Effect of latent faults on disk array reliability
The main contribution of this thesis is its emphasis on the adverse reliability effect of the latent faults. In the technical literature, reliability analysis has concentrated on disk unit faults ignoring the possible effects of latent sector faults. As common disk array architectures are capable of handling only one fault in a disk group before repair, latent faults decrease the reliability of the disk array dramatically. As shown in this thesis, user initiated disk requests do not efficiently detect latent sector faults because of their uneven access patterns. This thesis illustrates the importance of latent fault detection by showing how significantly the reliability will decrease if the latent faults are not detected early enough. Latent fault detection can be done using simple algorithms as shown in this thesis thus dramatically increasing the reliability. Detailed analysis of the reliability of a disk array with various aspects related to latent faults is also included into this thesis.
Also, the possibility of delaying or slowing down the repair process is studied.

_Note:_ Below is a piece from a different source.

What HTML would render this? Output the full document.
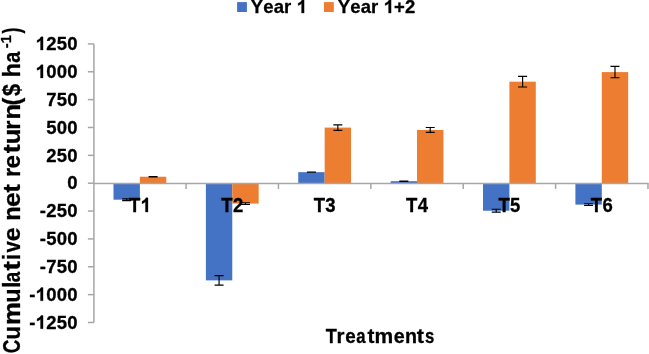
<!DOCTYPE html>
<html><head><meta charset="utf-8"><style>
html,body{margin:0;padding:0;background:#fff;}
body{width:649px;height:354px;overflow:hidden;}
svg{display:block;will-change:transform;}
text{font-family:"Liberation Sans",sans-serif;font-weight:bold;fill:#000;font-kerning:none;stroke:#000;stroke-width:0.3px;}
.one{stroke:#000;stroke-width:0.3px;}
tspan.h{fill-opacity:0;stroke-opacity:0;}
</style></head><body>
<svg width="649" height="354" viewBox="0 0 649 354">
<line x1="93.90" y1="43.90" x2="93.90" y2="322.50" stroke="#A6A6A6" stroke-width="1.5"/>
<line x1="87.90" y1="43.90" x2="93.90" y2="43.90" stroke="#A6A6A6" stroke-width="1.5"/>
<text x="35.59" y="50.10" font-size="18.5" letter-spacing="0.25"><tspan class="h">1</tspan>250</text><path class="one" d="M43.05 50.10L40.51 50.10L40.51 40.53C39.53 41.43 38.40 42.07 37.09 42.49L37.09 40.15C37.79 39.93 38.55 39.51 39.36 38.90C40.16 38.29 40.70 37.57 40.99 36.86L43.05 36.86Z" fill="#000"/>
<line x1="87.90" y1="71.76" x2="93.90" y2="71.76" stroke="#A6A6A6" stroke-width="1.5"/>
<text x="35.59" y="77.96" font-size="18.5" letter-spacing="0.25"><tspan class="h">1</tspan>000</text><path class="one" d="M43.05 77.96L40.51 77.96L40.51 68.39C39.53 69.29 38.40 69.93 37.09 70.35L37.09 68.01C37.79 67.79 38.55 67.37 39.36 66.76C40.16 66.15 40.70 65.43 40.99 64.72L43.05 64.72Z" fill="#000"/>
<line x1="87.90" y1="99.62" x2="93.90" y2="99.62" stroke="#A6A6A6" stroke-width="1.5"/>
<text x="46.13" y="105.82" font-size="18.5" letter-spacing="0.25">750</text>
<line x1="87.90" y1="127.48" x2="93.90" y2="127.48" stroke="#A6A6A6" stroke-width="1.5"/>
<text x="46.13" y="133.68" font-size="18.5" letter-spacing="0.25">500</text>
<line x1="87.90" y1="155.34" x2="93.90" y2="155.34" stroke="#A6A6A6" stroke-width="1.5"/>
<text x="46.13" y="161.54" font-size="18.5" letter-spacing="0.25">250</text>
<line x1="87.90" y1="183.20" x2="93.90" y2="183.20" stroke="#A6A6A6" stroke-width="1.5"/>
<text x="67.21" y="189.40" font-size="18.5" letter-spacing="0.25">0</text>
<line x1="87.90" y1="211.06" x2="93.90" y2="211.06" stroke="#A6A6A6" stroke-width="1.5"/>
<text x="39.72" y="217.26" font-size="18.5" letter-spacing="0.25">-250</text>
<line x1="87.90" y1="238.92" x2="93.90" y2="238.92" stroke="#A6A6A6" stroke-width="1.5"/>
<text x="39.72" y="245.12" font-size="18.5" letter-spacing="0.25">-500</text>
<line x1="87.90" y1="266.78" x2="93.90" y2="266.78" stroke="#A6A6A6" stroke-width="1.5"/>
<text x="39.72" y="272.98" font-size="18.5" letter-spacing="0.25">-750</text>
<line x1="87.90" y1="294.64" x2="93.90" y2="294.64" stroke="#A6A6A6" stroke-width="1.5"/>
<text x="29.18" y="300.84" font-size="18.5" letter-spacing="0.25">-<tspan class="h">1</tspan>000</text><path class="one" d="M43.05 300.84L40.51 300.84L40.51 291.27C39.53 292.17 38.40 292.81 37.09 293.23L37.09 290.89C37.79 290.67 38.55 290.25 39.36 289.64C40.16 289.03 40.70 288.31 40.99 287.60L43.05 287.60Z" fill="#000"/>
<line x1="87.90" y1="322.50" x2="93.90" y2="322.50" stroke="#A6A6A6" stroke-width="1.5"/>
<text x="29.18" y="328.70" font-size="18.5" letter-spacing="0.25">-<tspan class="h">1</tspan>250</text><path class="one" d="M43.05 328.70L40.51 328.70L40.51 319.13C39.53 320.03 38.40 320.67 37.09 321.09L37.09 318.75C37.79 318.53 38.55 318.11 39.36 317.50C40.16 316.89 40.70 316.17 40.99 315.46L43.05 315.46Z" fill="#000"/>
<rect x="113.50" y="183.20" width="26.39" height="16.49" fill="#4472C4"/>
<rect x="139.89" y="176.74" width="26.39" height="6.46" fill="#ED7D31"/>
<rect x="205.88" y="183.20" width="26.39" height="97.18" fill="#4472C4"/>
<rect x="232.27" y="183.20" width="26.39" height="20.39" fill="#ED7D31"/>
<rect x="298.26" y="172.17" width="26.39" height="11.03" fill="#4472C4"/>
<rect x="324.65" y="127.59" width="26.39" height="55.61" fill="#ED7D31"/>
<rect x="390.64" y="181.19" width="26.39" height="2.01" fill="#4472C4"/>
<rect x="417.03" y="129.93" width="26.39" height="53.27" fill="#ED7D31"/>
<rect x="483.02" y="183.20" width="26.39" height="27.53" fill="#4472C4"/>
<rect x="509.41" y="81.68" width="26.39" height="101.52" fill="#ED7D31"/>
<rect x="575.40" y="183.20" width="26.39" height="21.40" fill="#4472C4"/>
<rect x="601.79" y="72.09" width="26.39" height="111.11" fill="#ED7D31"/>
<line x1="93.90" y1="183.40" x2="648.73" y2="183.40" stroke="#A6A6A6" stroke-width="1.5"/>
<line x1="186.08" y1="183.40" x2="186.08" y2="188.90" stroke="#A6A6A6" stroke-width="1.5"/>
<line x1="278.46" y1="183.40" x2="278.46" y2="188.90" stroke="#A6A6A6" stroke-width="1.5"/>
<line x1="370.84" y1="183.40" x2="370.84" y2="188.90" stroke="#A6A6A6" stroke-width="1.5"/>
<line x1="463.22" y1="183.40" x2="463.22" y2="188.90" stroke="#A6A6A6" stroke-width="1.5"/>
<line x1="555.60" y1="183.40" x2="555.60" y2="188.90" stroke="#A6A6A6" stroke-width="1.5"/>
<line x1="647.98" y1="183.40" x2="647.98" y2="188.90" stroke="#A6A6A6" stroke-width="1.5"/>
<path d="M122.19 198.80H131.19M126.69 198.80V200.58M122.19 200.58H131.19" stroke="#000" stroke-width="1.15" fill="none"/>
<path d="M148.59 176.63H157.59M153.09 176.63V176.85M148.59 176.85H157.59" stroke="#000" stroke-width="1.15" fill="none"/>
<path d="M214.57 275.58H223.57M219.07 275.58V285.17M214.57 285.17H223.57" stroke="#000" stroke-width="1.15" fill="none"/>
<path d="M240.97 202.70H249.97M245.47 202.70V204.49M240.97 204.49H249.97" stroke="#000" stroke-width="1.15" fill="none"/>
<path d="M306.95 172.06H315.95M311.45 172.06V172.28M306.95 172.28H315.95" stroke="#000" stroke-width="1.15" fill="none"/>
<path d="M333.35 124.81H342.35M337.85 124.81V130.38M333.35 130.38H342.35" stroke="#000" stroke-width="1.15" fill="none"/>
<path d="M399.33 181.08H408.33M403.83 181.08V181.31M399.33 181.31H408.33" stroke="#000" stroke-width="1.15" fill="none"/>
<path d="M425.73 127.48H434.73M430.23 127.48V132.38M425.73 132.38H434.73" stroke="#000" stroke-width="1.15" fill="none"/>
<path d="M491.71 209.28H500.71M496.21 209.28V212.17M491.71 212.17H500.71" stroke="#000" stroke-width="1.15" fill="none"/>
<path d="M518.11 76.33H527.11M522.61 76.33V87.03M518.11 87.03H527.11" stroke="#000" stroke-width="1.15" fill="none"/>
<path d="M584.09 203.70H593.09M588.59 203.70V205.49M584.09 205.49H593.09" stroke="#000" stroke-width="1.15" fill="none"/>
<path d="M610.49 66.41H619.49M614.99 66.41V77.78M610.49 77.78H619.49" stroke="#000" stroke-width="1.15" fill="none"/>
<g transform="matrix(1 0 0 1.07 0 -14.84)"><text x="128.97" y="212.00" font-size="18.5" letter-spacing="0.25">T<tspan class="h">1</tspan></text><path class="one" d="M147.97 212.00L145.43 212.00L145.43 202.43C144.46 203.33 143.32 203.97 142.01 204.39L142.01 202.05C142.72 201.83 143.47 201.41 144.29 200.80C145.08 200.19 145.62 199.47 145.91 198.76L147.97 198.76Z" fill="#000"/></g>
<g transform="matrix(1 0 0 1.07 0 -14.84)"><text x="221.35" y="212.00" font-size="18.5" letter-spacing="0.25">T2</text></g>
<g transform="matrix(1 0 0 1.07 0 -14.84)"><text x="313.73" y="212.00" font-size="18.5" letter-spacing="0.25">T3</text></g>
<g transform="matrix(1 0 0 1.07 0 -14.84)"><text x="406.11" y="212.00" font-size="18.5" letter-spacing="0.25">T4</text></g>
<g transform="matrix(1 0 0 1.07 0 -14.84)"><text x="498.49" y="212.00" font-size="18.5" letter-spacing="0.25">T5</text></g>
<g transform="matrix(1 0 0 1.07 0 -14.84)"><text x="590.87" y="212.00" font-size="18.5" letter-spacing="0.25">T6</text></g>
<rect x="237.1" y="2.1" width="9.8" height="9.9" fill="#4472C4"/>
<text x="250.80" y="13.10" font-size="18.5" letter-spacing="0.12">Year <tspan class="h">1</tspan></text><path class="one" d="M304.11 13.10L301.57 13.10L301.57 3.53C300.59 4.43 299.46 5.07 298.15 5.49L298.15 3.15C298.85 2.93 299.61 2.51 300.42 1.90C301.22 1.29 301.76 0.57 302.05 -0.14L304.11 -0.14Z" fill="#000"/>
<rect x="324.0" y="2.1" width="9.8" height="9.9" fill="#ED7D31"/>
<text x="337.80" y="13.10" font-size="18.5" letter-spacing="0.12">Year <tspan class="h">1</tspan>+2</text><path class="one" d="M391.11 13.10L388.57 13.10L388.57 3.53C387.59 4.43 386.46 5.07 385.15 5.49L385.15 3.15C385.85 2.93 386.61 2.51 387.42 1.90C388.22 1.29 388.76 0.57 389.05 -0.14L391.11 -0.14Z" fill="#000"/>
<text y="343" font-size="21"><tspan x="325.65" textLength="11.10" lengthAdjust="spacingAndGlyphs">T</tspan><tspan x="336.60" textLength="7.96" lengthAdjust="spacingAndGlyphs">r</tspan><tspan x="345.21" textLength="10.48" lengthAdjust="spacingAndGlyphs">e</tspan><tspan x="356.18" textLength="9.34" lengthAdjust="spacingAndGlyphs">a</tspan><tspan x="367.60" textLength="6.91" lengthAdjust="spacingAndGlyphs">t</tspan><tspan x="374.46" textLength="18.69" lengthAdjust="spacingAndGlyphs">m</tspan><tspan x="393.78" textLength="10.94" lengthAdjust="spacingAndGlyphs">e</tspan><tspan x="405.05" textLength="12.02" lengthAdjust="spacingAndGlyphs">n</tspan><tspan x="416.88" textLength="7.23" lengthAdjust="spacingAndGlyphs">t</tspan><tspan x="424.93" textLength="9.34" lengthAdjust="spacingAndGlyphs">s</tspan></text>
<g transform="translate(19.9,0) rotate(-90)">
<text y="0" font-size="23.5" xml:space="preserve"><tspan x="-353.37" textLength="13.58" lengthAdjust="spacingAndGlyphs">C</tspan><tspan x="-339.60" textLength="13.28" lengthAdjust="spacingAndGlyphs">u</tspan><tspan x="-324.95" textLength="22.89" lengthAdjust="spacingAndGlyphs">m</tspan><tspan x="-302.80" textLength="14.29" lengthAdjust="spacingAndGlyphs">u</tspan><tspan x="-287.95" textLength="6.53" lengthAdjust="spacingAndGlyphs">l</tspan><tspan x="-282.36" textLength="10.46" lengthAdjust="spacingAndGlyphs">a</tspan><tspan x="-270.50" textLength="9.39" lengthAdjust="spacingAndGlyphs">t</tspan><tspan x="-260.20" textLength="6.53" lengthAdjust="spacingAndGlyphs">i</tspan><tspan x="-252.53" textLength="11.27" lengthAdjust="spacingAndGlyphs">v</tspan><tspan x="-241.23" textLength="13.94" lengthAdjust="spacingAndGlyphs">e</tspan><tspan x="-227.29"> </tspan><tspan x="-220.71" textLength="14.42" lengthAdjust="spacingAndGlyphs">n</tspan><tspan x="-207.09" textLength="14.74" lengthAdjust="spacingAndGlyphs">e</tspan><tspan x="-192.46" textLength="8.42" lengthAdjust="spacingAndGlyphs">t</tspan><tspan x="-184.04"> </tspan><tspan x="-177.12" textLength="9.15" lengthAdjust="spacingAndGlyphs">r</tspan><tspan x="-168.60" textLength="13.47" lengthAdjust="spacingAndGlyphs">e</tspan><tspan x="-153.17" textLength="8.85" lengthAdjust="spacingAndGlyphs">t</tspan><tspan x="-144.33" textLength="15.56" lengthAdjust="spacingAndGlyphs">u</tspan><tspan x="-129.67" textLength="9.15" lengthAdjust="spacingAndGlyphs">r</tspan><tspan x="-119.63" textLength="15.56" lengthAdjust="spacingAndGlyphs">n</tspan><tspan x="-105.39" textLength="7.83" lengthAdjust="spacingAndGlyphs">(</tspan><tspan x="-95.93" textLength="11.99" lengthAdjust="spacingAndGlyphs">$</tspan><tspan x="-83.94"> </tspan><tspan x="-77.61" textLength="14.54" lengthAdjust="spacingAndGlyphs">h</tspan><tspan x="-62.73" textLength="11.06" lengthAdjust="spacingAndGlyphs">a</tspan></text>
<text x="-48.17" y="-8.60" font-size="14.5" textLength="12.87" lengthAdjust="spacingAndGlyphs">-1</text>
<text x="-33.52" y="0.00" font-size="23.5" textLength="6.02" lengthAdjust="spacingAndGlyphs">)</text>
</g>
</svg>
</body></html>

This is important in systems where high data availability is needed, but performance degradation during the repair state must still be limited. In this thesis, the speed of the repair processes is studied in order to improve performability. The repair process can be delayed to reduce the performance degradation effect of the repair process on the user disk requests at the expense of reduced reliability.
New reliability models
This thesis presents also two novel reliability models for a disk array that include both disk unit and sector faults: one model for an array with hot swap and another for hot spare disks. The hot swap model is simpler as it assumes that the spare disks are fault-free while the hot spare model allows faults to occur also in the spare disk. The former model is analyzed using both an exact analytical method and an approximation method while the latter one, due to its complexity, is only analyzed using approximation. These reliability models are also used in the performability analysis.
Methods to detect and remove latent faults
New methods to detect and remove latent faults in order to maintain high reliability and data availability are introduced and analyzed. Three conference publications on disk scanning algorithms by the author are referred to. These algorithms utilize a similar approach as the memory scrubbing algorithms in detecting latent faults in the primary memory [Saleh 1990]. However, the publications were the first ones proposing such algorithms to be used for scanning secondary storage (i.e., hard disks). As disks behave differently from the primary memory, the new disk scanning algorithms are adapted for the disk usage.